White Lodge is increasing the connection with the landscape and mid-century modern houses

White Lodge is increasing the connection with the landscape and mid-century modern houses

Architects: Studio Octopi
Location: Putney, London
Year: 2015
Area: 2.691 ft²/ 250 m²
Photography: ©Jack Hobhouse
Description:

“White Lodge is part of a group of houses along the Upper Richmond Road better known as ‘Captains’ or ‘Nelson Houses’. Built in the 1860s, the name is attributed to the former landowner who developed the land, who married Francis Bolton, daughter of Thomas Nelson, 2nd Earl Nelson and also great niece of Admiral Horatio Nelson.

Studio Octopi were commissioned to extend and refurbish the private house in 2013. The design brief asked for the addition of two bedrooms, playroom and resolution of the disjointed ground floor plan. The completed works have extended the house to 250sqm, a 100sqm basement and 65sqm rear extension.

The kitchen extension replaces a 1990s conservatory and unifies the rear elevation and relationship with the rear garden. Taking reference from the existing late Georgian gault brickwork, the new 21” long, Petersen ‘Kolumba’ handmade bricks were chosen to emphasise the broad width of the property. The extension’s flank walls are set in from the boundary, the eastern elevation retaining access to link front and rear gardens. By spanning the width of the house the new extension links all the ground floor living spaces which were previously fragmented. A sliding picture window is set within the brickwork and provides views to the garden from an intimate snug area. By contrast, the kitchen and dining areas open onto the new elevated garden terrace via a 7.5m fully glazed door. The head of the glazing overlaps the roof construction, increasing the connection with the landscape and referencing mid-century modern houses so admired by the client.

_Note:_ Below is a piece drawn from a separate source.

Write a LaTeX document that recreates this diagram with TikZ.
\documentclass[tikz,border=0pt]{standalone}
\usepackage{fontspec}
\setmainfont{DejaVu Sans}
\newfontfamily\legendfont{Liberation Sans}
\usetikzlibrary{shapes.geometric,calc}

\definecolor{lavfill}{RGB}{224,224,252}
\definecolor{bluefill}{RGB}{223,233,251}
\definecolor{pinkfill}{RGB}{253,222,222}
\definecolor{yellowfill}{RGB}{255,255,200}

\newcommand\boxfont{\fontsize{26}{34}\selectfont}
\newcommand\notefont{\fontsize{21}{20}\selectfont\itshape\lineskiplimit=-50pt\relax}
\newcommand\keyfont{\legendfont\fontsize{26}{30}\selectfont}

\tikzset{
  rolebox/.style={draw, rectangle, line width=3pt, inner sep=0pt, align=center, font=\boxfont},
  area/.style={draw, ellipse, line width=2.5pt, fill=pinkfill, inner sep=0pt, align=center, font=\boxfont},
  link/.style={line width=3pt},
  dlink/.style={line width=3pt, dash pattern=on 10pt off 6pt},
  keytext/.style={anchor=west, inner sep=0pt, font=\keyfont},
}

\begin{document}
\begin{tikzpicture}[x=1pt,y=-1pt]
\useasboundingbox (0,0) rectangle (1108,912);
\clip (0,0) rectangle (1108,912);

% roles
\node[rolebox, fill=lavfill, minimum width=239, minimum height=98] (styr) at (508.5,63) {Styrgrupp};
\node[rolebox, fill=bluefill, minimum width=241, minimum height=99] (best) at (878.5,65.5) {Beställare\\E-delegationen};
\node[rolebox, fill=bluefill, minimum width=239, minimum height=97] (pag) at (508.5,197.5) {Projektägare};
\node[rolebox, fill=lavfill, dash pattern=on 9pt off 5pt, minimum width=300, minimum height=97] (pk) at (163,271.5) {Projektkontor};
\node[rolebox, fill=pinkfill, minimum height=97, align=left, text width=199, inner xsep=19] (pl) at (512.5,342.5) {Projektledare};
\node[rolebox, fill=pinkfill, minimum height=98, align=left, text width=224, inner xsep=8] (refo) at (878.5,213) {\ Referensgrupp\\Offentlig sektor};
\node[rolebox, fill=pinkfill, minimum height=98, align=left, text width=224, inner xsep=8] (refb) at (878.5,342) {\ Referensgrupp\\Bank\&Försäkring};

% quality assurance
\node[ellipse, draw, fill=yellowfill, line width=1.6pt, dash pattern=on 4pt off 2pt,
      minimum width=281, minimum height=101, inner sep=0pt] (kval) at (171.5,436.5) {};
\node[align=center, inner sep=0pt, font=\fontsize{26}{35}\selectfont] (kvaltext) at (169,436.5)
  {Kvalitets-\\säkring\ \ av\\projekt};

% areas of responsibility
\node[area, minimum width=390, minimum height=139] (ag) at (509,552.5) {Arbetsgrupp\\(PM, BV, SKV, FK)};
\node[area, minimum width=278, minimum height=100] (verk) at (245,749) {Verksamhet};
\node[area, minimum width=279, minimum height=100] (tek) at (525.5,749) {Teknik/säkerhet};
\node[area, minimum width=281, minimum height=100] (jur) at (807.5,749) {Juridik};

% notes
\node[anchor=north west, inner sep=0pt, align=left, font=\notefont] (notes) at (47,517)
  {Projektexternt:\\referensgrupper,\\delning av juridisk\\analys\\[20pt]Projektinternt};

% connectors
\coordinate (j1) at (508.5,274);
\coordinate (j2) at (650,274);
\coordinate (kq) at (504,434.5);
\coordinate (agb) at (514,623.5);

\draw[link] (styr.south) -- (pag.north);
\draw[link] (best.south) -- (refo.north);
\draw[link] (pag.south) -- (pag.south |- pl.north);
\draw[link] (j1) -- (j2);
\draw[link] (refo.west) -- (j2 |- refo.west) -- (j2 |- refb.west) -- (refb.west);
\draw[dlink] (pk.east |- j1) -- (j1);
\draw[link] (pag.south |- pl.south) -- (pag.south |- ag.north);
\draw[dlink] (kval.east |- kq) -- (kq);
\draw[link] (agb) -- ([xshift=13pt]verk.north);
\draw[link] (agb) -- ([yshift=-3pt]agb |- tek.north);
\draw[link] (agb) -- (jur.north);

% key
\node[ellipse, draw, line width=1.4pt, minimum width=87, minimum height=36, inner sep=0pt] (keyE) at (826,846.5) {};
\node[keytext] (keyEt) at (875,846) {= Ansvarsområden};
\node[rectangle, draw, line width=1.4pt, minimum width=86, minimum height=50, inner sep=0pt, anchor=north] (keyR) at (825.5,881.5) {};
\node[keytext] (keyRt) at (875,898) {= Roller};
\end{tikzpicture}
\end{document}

The delicacy of the glazing creates a striking counterpoint to the mass of the brickwork.

Full height glass screens enclose the internal stair to the basement. This vitrine provides acoustic separation between the kitchen extension and basement playroom. Over the stair is one of the three extension roof lights. Each rooflight is lined out in anodised aluminium panels. The panels reduce the apparent depth of the reveals whilst also providing a shimmering light, capturing the acute early morning sunlight in this north facing extension. The timber stair to the basement has a bead blasted stainless steel handrail and exposes a panel of existing London Stock brick which is up-lit from within the floor.

The basement has two bedrooms, shower rooms, playroom and kitchenette. Generous natural lighting was a key component of the design brief. Front and rear lightwells connect to outside spaces. From the playroom, recessed glazed doors and a broad landscaped stair connects with the garden. The recessed sliding/folding doors create shelter under the overhead brickwork but also the illusion of weightlessness to the extension.”